Arthur’s total output was remarkable. He wrote over forty books overall, which collectively sold over two million copies. Also, in collaboration with W.P.Lipscomb, he wrote a play dramatising Pepys’ life, titled: ‘Thank you, Mr. Pepys!’, which ran for one hundred and fifty performances in London. He was a frequent lecturer, speaking at many of the leading cities and schools in Great Britain, as well as in the United States and fourteen European countries. His public speeches included the 1935 Watson Chair lectures sponsored by the Sulgrave Manor Trust. These lectures, on American history, literature, and biography, were later collected into the book The American Ideal.
In 1936, Arthur took over G.K. Chesterton’s “Our Note Book” column for the Illustrated London News. He continued writing this column until his death, which occurred almost half a century after Chesterton’s. Overall, Bryant produced about 2.7 million words for that magazine.

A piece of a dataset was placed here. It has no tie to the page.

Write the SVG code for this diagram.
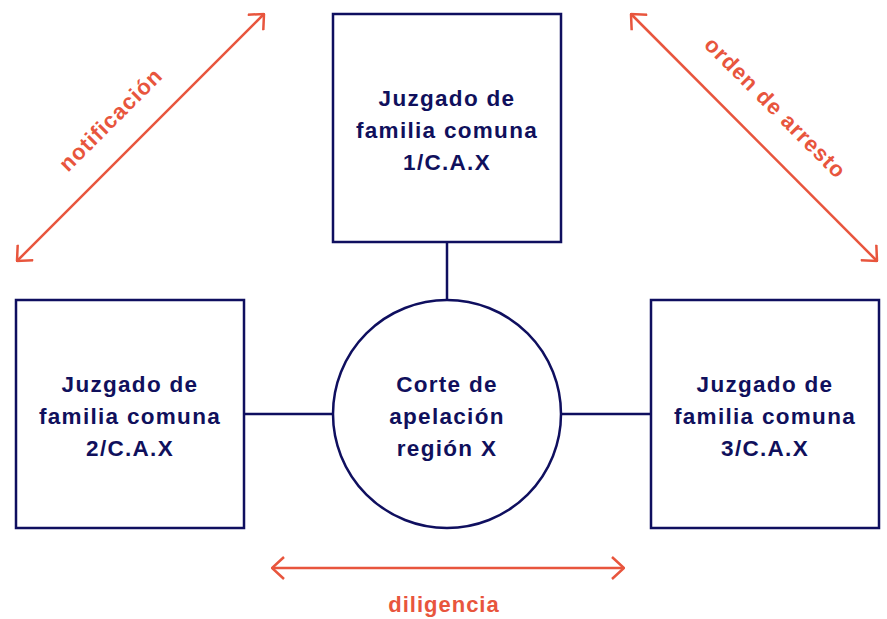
<svg xmlns="http://www.w3.org/2000/svg" width="887" height="619" viewBox="0 0 887 619">
<style>
.box{fill:#fff;stroke:#0f0f5f;stroke-width:2.5}
.link{stroke:#0f0f5f;stroke-width:2.5;fill:none}
.arr{stroke:#e8553d;stroke-width:2.5;fill:none}
.nt{font-family:"Liberation Sans",Arial,sans-serif;font-weight:bold;font-size:22.5px;fill:#10105c;text-anchor:middle;letter-spacing:1.3px}
.lt{font-family:"Liberation Sans",Arial,sans-serif;font-weight:bold;font-size:22px;fill:#e8553d;text-anchor:middle;letter-spacing:1px}
</style>
<defs>
<marker id="ah" viewBox="0 0 14 24" refX="13" refY="12" markerWidth="14" markerHeight="24" markerUnits="userSpaceOnUse" orient="auto-start-reverse">
<path d="M1,1 L13,12 L1,23" fill="none" stroke="#e8553d" stroke-width="2.5"/>
</marker>
</defs>
<g id="connectors">
<line class="link" x1="447" y1="242" x2="447" y2="300"/>
<line class="link" x1="244" y1="414" x2="333" y2="414"/>
<line class="link" x1="561" y1="414" x2="651" y2="414"/>
<line class="arr" x1="17" y1="261" x2="264" y2="14" marker-start="url(#ah)" marker-end="url(#ah)"/>
<line class="arr" x1="631" y1="14" x2="877" y2="261" marker-start="url(#ah)" marker-end="url(#ah)"/>
<line class="arr" x1="272" y1="568" x2="624" y2="568" marker-start="url(#ah)" marker-end="url(#ah)"/>
</g>
<g id="node1">
<rect class="box" x="333" y="14" width="228" height="228"/>
<text class="nt" x="447" y="106">Juzgado de</text>
<text class="nt" x="447" y="138">familia comuna</text>
<text class="nt" x="447" y="170">1/C.A.X</text>
</g>
<g id="node2">
<rect class="box" x="16" y="300" width="228" height="228"/>
<text class="nt" x="130" y="392">Juzgado de</text>
<text class="nt" x="130" y="424">familia comuna</text>
<text class="nt" x="130" y="456">2/C.A.X</text>
</g>
<g id="node3">
<rect class="box" x="651" y="300" width="228" height="228"/>
<text class="nt" x="765" y="392">Juzgado de</text>
<text class="nt" x="765" y="424">familia comuna</text>
<text class="nt" x="765" y="456">3/C.A.X</text>
</g>
<g id="center">
<circle class="box" cx="447" cy="414" r="114"/>
<text class="nt" x="447" y="392">Corte de</text>
<text class="nt" x="447" y="424">apelación</text>
<text class="nt" x="447" y="456">región X</text>
</g>
<g id="labels">
<text class="lt" transform="translate(111,120) rotate(-45)" y="7">notificación</text>
<text class="lt" transform="translate(775,108) rotate(45)" y="7">orden de arresto</text>
<text class="lt" x="444" y="612">diligencia</text>
</g>
</svg>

Although professional historians were frequently negative about his best-sellers, Bryant’s histories were explicitly praised by prime ministers Stanley Baldwin, Neville Chamberlain, , Churchill, Attlee, Macmillan, Wilson, James Callaghan and Margaret Thatcher..
During the 1950s Arthur was knighted and made a Companion of Honour in the 1960’s. His second marriage dissolved in 1976. In his final years he lived in Myles Place, Salisbury, Wiltshire.
Arthur died after a brief illness at the age of 85 on 22 January 1985. His body was cremated, with its ashes being entombed in Salisbury Cathedral.